What actually changes about your networking once you commit to a specific PM track instead of keeping options open?

I’m at this weird crossroads right now. I’ve been networking somewhat broadly across investment banking, consulting, and PM roles for the past six months, basically keeping my options open to see where the best opportunity lands. But I’m realizing that this approach is probably diluting my effort. People can sense that you’re not fully committed, and the quality of conversations feels different depending on whether I’m asking about banking, consulting, or PM.

I’m thinking about making a hard pivot to focus exclusively on PM networking for the next three months. But I’m nervous about it. What if I’ve been building relationships in banking that I’m now abandoning? What if the PM track doesn’t work out?
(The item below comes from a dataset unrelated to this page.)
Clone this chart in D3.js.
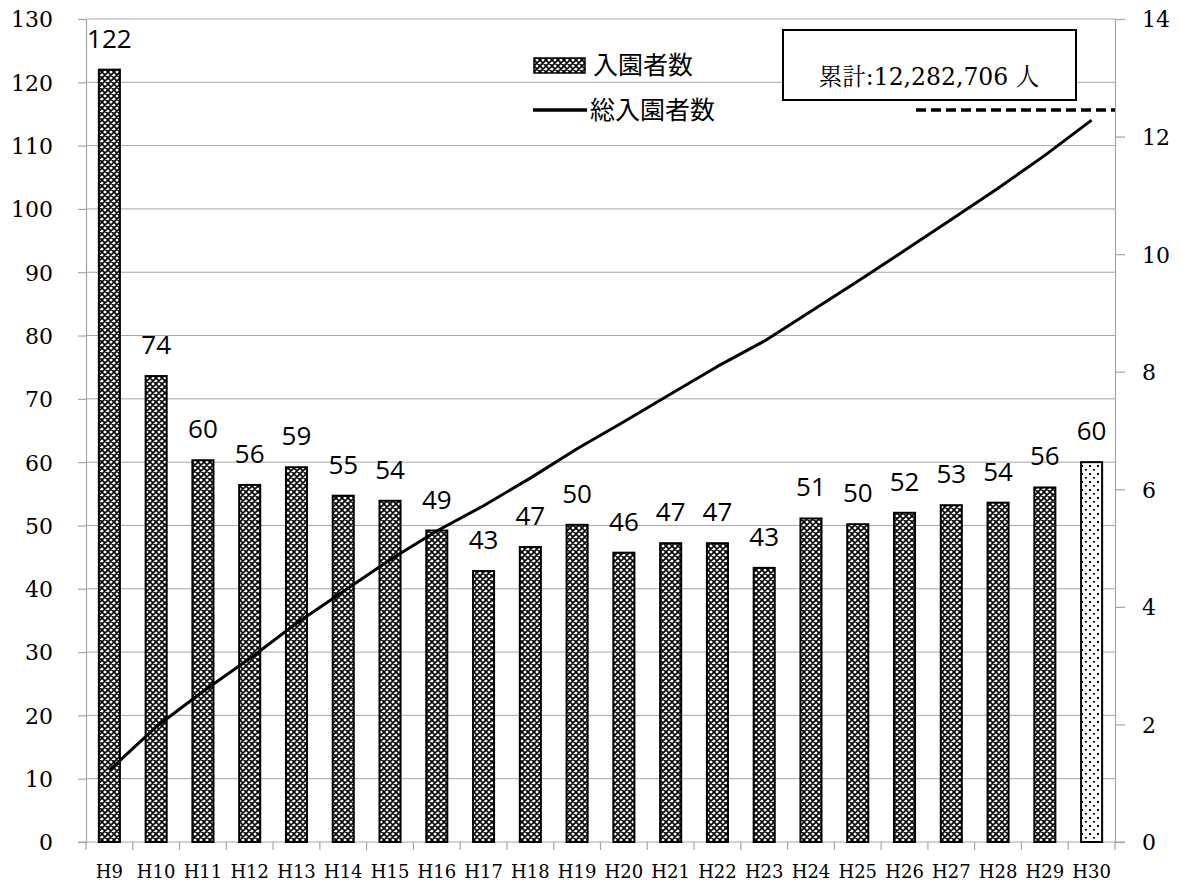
<!DOCTYPE html>
<html>
<head>
<meta charset="utf-8">
<script src="https://cdn.jsdelivr.net/npm/d3@7/dist/d3.min.js"></script>
<style>
  html, body { margin: 0; padding: 0; background: #fff; }
  svg { display: block; }
</style>
</head>
<body>
<script>
// Fiscal years (Heisei era)
const categories = ["H9","H10","H11","H12","H13","H14","H15","H16","H17","H18","H19",
                    "H20","H21","H22","H23","H24","H25","H26","H27","H28","H29","H30"];
// Annual visitors (ten-thousands of people)
const visitors = [122.0, 73.6, 60.3, 56.4, 59.2, 54.7, 53.9, 49.2, 42.8, 46.6, 50.1,
                  45.7, 47.2, 47.2, 43.3, 51.1, 50.2, 52.0, 53.2, 53.6, 56.0, 60.0];
// Cumulative visitors (millions of people)
const cumulative = [1.22, 1.96, 2.56, 3.12, 3.72, 4.26, 4.80, 5.29, 5.72, 6.19, 6.69,
                    7.15, 7.62, 8.09, 8.52, 9.03, 9.54, 10.06, 10.59, 11.12, 11.68, 12.28];
const leftTicks = [0,10,20,30,40,50,60,70,80,90,100,110,120,130];
const rightTicks = [0,2,4,6,8,10,12,14];
const seriesNames = ["入園者数", "総入園者数"];
const totalLabel = "累計:12,282,706 人";
const totalMarker = 12.45;

const W = 1181, H = 884;
const plot = { left: 86, right: 1115, top: 19, bottom: 842 };
const serif = "DejaVu Serif";
const mincho = "Noto Serif CJK JP";
const sans = "Open Sans";
const cjk = "Noto Sans CJK JP";
const gridColor = "#a6a6a6";

const svg = d3.select("body").append("svg")
  .attr("width", W).attr("height", H)
  .attr("viewBox", `0 0 ${W} ${H}`);

// Fill patterns for the bars
const defs = svg.append("defs");
const hatch = defs.append("pattern")
  .attr("id", "hatch").attr("patternUnits", "userSpaceOnUse")
  .attr("width", 6).attr("height", 6);
hatch.append("rect").attr("width", 6).attr("height", 6).attr("fill", "#fff");
hatch.append("path")
  .attr("d", "M0,0L6,6M6,0L0,6M-1,5L1,7M5,-1L7,1M-1,1L1,-1M5,7L7,5")
  .attr("stroke", "#000").attr("stroke-width", 1.6);

const dots = defs.append("pattern")
  .attr("id", "dots").attr("patternUnits", "userSpaceOnUse")
  .attr("width", 8).attr("height", 8);
dots.append("rect").attr("width", 8).attr("height", 8).attr("fill", "#fff");
dots.append("rect").attr("x", 1).attr("y", 1).attr("width", 2).attr("height", 2).attr("fill", "#000");
dots.append("rect").attr("x", 5).attr("y", 5).attr("width", 2).attr("height", 1.5).attr("fill", "#000");

// Scales
const x = d3.scaleBand().domain(categories)
  .range([plot.left, plot.right])
  .paddingInner(0.55).paddingOuter(0.275);
const yL = d3.scaleLinear().domain([0, 130]).range([plot.bottom, plot.top]);
const yR = d3.scaleLinear().domain([0, 14]).range([plot.bottom, plot.top]);

// Horizontal gridlines
svg.append("g").selectAll("line")
  .data(leftTicks.filter(d => d > 0))
  .join("line")
  .attr("x1", plot.left).attr("x2", plot.right)
  .attr("y1", d => yL(d)).attr("y2", d => yL(d))
  .attr("stroke", gridColor).attr("stroke-width", 1);

// Left axis
const axL = svg.append("g")
  .attr("transform", `translate(${plot.left},0)`)
  .call(d3.axisLeft(yL).tickValues(leftTicks).tickSize(8).tickPadding(25).tickSizeOuter(0));
// Right axis
const axR = svg.append("g")
  .attr("transform", `translate(${plot.right},0)`)
  .call(d3.axisRight(yR).tickValues(rightTicks).tickSize(10).tickPadding(17).tickSizeOuter(0));
[axL, axR].forEach(ax => {
  ax.attr("font-family", serif);
  ax.select(".domain").attr("stroke", gridColor).attr("stroke-width", 1.2);
  ax.selectAll(".tick line").attr("stroke", gridColor).attr("stroke-width", 1.2);
  ax.selectAll(".tick text")
    .attr("font-family", serif).attr("font-size", 22).attr("fill", "#000")
    .attr("dy", "0.36em");
});

// Bottom axis: labels at band centres, ticks at band boundaries
const axB = svg.append("g")
  .attr("transform", `translate(0,${plot.bottom})`)
  .call(d3.axisBottom(x).tickSize(0).tickPadding(0).tickSizeOuter(0));
axB.attr("font-family", serif);
axB.select(".domain").remove();
axB.selectAll(".tick text")
  .attr("font-family", serif).attr("font-size", 18).attr("fill", "#000")
  .attr("dy", null).attr("y", 36);
svg.append("line")
  .attr("x1", plot.left - 8).attr("x2", plot.right + 10)
  .attr("y1", plot.bottom).attr("y2", plot.bottom)
  .attr("stroke", gridColor).attr("stroke-width", 1.2);
const gap = (x.step() - x.bandwidth()) / 2;
const boundaries = categories.map(c => x(c) - gap).concat([plot.right]);
svg.append("g").selectAll("line")
  .data(boundaries)
  .join("line")
  .attr("x1", d => d).attr("x2", d => d)
  .attr("y1", plot.bottom).attr("y2", plot.bottom + 8)
  .attr("stroke", gridColor).attr("stroke-width", 1.2);

// Bars
const last = categories.length - 1;
svg.append("g").selectAll("rect")
  .data(visitors)
  .join("rect")
  .attr("x", (d, i) => x(categories[i]))
  .attr("width", x.bandwidth())
  .attr("y", d => yL(d))
  .attr("height", d => yL(0) - yL(d))
  .attr("fill", (d, i) => i === last ? "url(#dots)" : "url(#hatch)")
  .attr("stroke", "#000").attr("stroke-width", 2);

// Value labels
svg.append("g").selectAll("text")
  .data(visitors)
  .join("text")
  .attr("x", (d, i) => x(categories[i]) + x.bandwidth() / 2)
  .attr("y", d => yL(d) - 22)
  .attr("text-anchor", "middle")
  .attr("font-family", sans).attr("font-size", 26).attr("fill", "#000")
  .text(d => d3.format(".0f")(d));

// Cumulative line
const line = d3.line()
  .x((d, i) => x(categories[i]) + x.bandwidth() / 2)
  .y(d => yR(d));
svg.append("path")
  .datum(cumulative)
  .attr("d", line)
  .attr("fill", "none").attr("stroke", "#000").attr("stroke-width", 3)
  .attr("stroke-linejoin", "round");

// Dashed total marker
svg.append("line")
  .attr("x1", plot.right - 199).attr("x2", plot.right)
  .attr("y1", yR(totalMarker)).attr("y2", yR(totalMarker))
  .attr("stroke", "#000").attr("stroke-width", 3.5)
  .attr("stroke-dasharray", "10,5");

// Total annotation box: kanji runs in Mincho, digits in serif
const box = svg.append("g");
box.append("rect")
  .attr("x", 783).attr("y", 30).attr("width", 293).attr("height", 70)
  .attr("fill", "#fff").attr("stroke", "#000").attr("stroke-width", 2);
const runs = totalLabel.match(/[\u3000-\u9fff]+|[^\u3000-\u9fff]+/g);
box.append("text")
  .attr("x", 929).attr("y", 85)
  .attr("text-anchor", "middle")
  .attr("font-size", 23.5).attr("fill", "#000")
  .selectAll("tspan")
  .data(runs)
  .join("tspan")
  .attr("font-family", d => /[\u3000-\u9fff]/.test(d) ? mincho : serif)
  .text(d => d);

// Legend
const legend = svg.append("g");
legend.append("rect")
  .attr("x", 534).attr("y", 58).attr("width", 51).attr("height", 15)
  .attr("fill", "url(#hatch)").attr("stroke", "#000").attr("stroke-width", 1.5);
legend.append("text")
  .attr("x", 593).attr("y", 74)
  .attr("font-family", cjk).attr("font-size", 25).attr("fill", "#000")
  .text(seriesNames[0]);
legend.append("line")
  .attr("x1", 533).attr("x2", 587).attr("y1", 110).attr("y2", 110)
  .attr("stroke", "#000").attr("stroke-width", 3.5);
legend.append("text")
  .attr("x", 590).attr("y", 119)
  .attr("font-family", cjk).attr("font-size", 25).attr("fill", "#000")
  .text(seriesNames[1]);
</script>
</body>
</html>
But part of me thinks this is the real issue—that I’m trying to optimize across too many paths instead of committing to one narrative and going all in on that community.

Has anyone made this decision? Did it actually change how people responded to you? Did you suddenly get better introductions, more meaningful conversations, and more serious opportunities once you signaled real commitment? Or does keeping options open actually not matter that much?

this is basic signal theory. you’re broadcasting uncertainty, so people treat you like a time-waster. once you commit, your network shifts because you’re actually interesting now—you’re a known quantity with direction. banking people don’t care if you leave btw, they’ve seen thousands do it. focus on pm or don’t but stop hedging.

i think committing actually opens more doors bc ppl can introduce you to other ppl confidently? like if ur uncertain everyone kind of holds back

Your instinct is sound. Network density and quality both improve significantly when you can articulate a coherent thesis about your direction. People—especially at senior levels—are more likely to invest time and social capital in helping someone with clear intentionality. Furthermore, commitment allows you to develop deeper expertise and asks within that domain. A focused three-month sprint into PM actually compounds your credibility much faster than six months of divided attention. Banking relationships will remain intact; pivoting is not a betrayal.

Full commitment is actually energizing! You’ll feel more confident, and that confidence shows. People want to help someone who knows what they want. Go for it!

I made this exact switch about four months ago. The difference was immediate. When I stopped saying “oh I’m exploring options” and started saying “I’m building toward product roles at X companies,” conversations became way more substantive. People actually started introducing me to specific PMs instead of just giving generic advice. And yeah, my banking connections are still fine—no one got offended. They’re just not my focus anymore.

Network research demonstrates that specialization outperforms generalization in knowledge-based fields. By committing to PM, you increase contact density within that domain, which accelerates learning and opportunity flow. Additionally, people are statistically more likely to make introductions to someone with clear direction. The opportunity cost of hedging is substantial—you lose both depth and credibility. Commitment is a positive signal that typically yields disproportionate returns.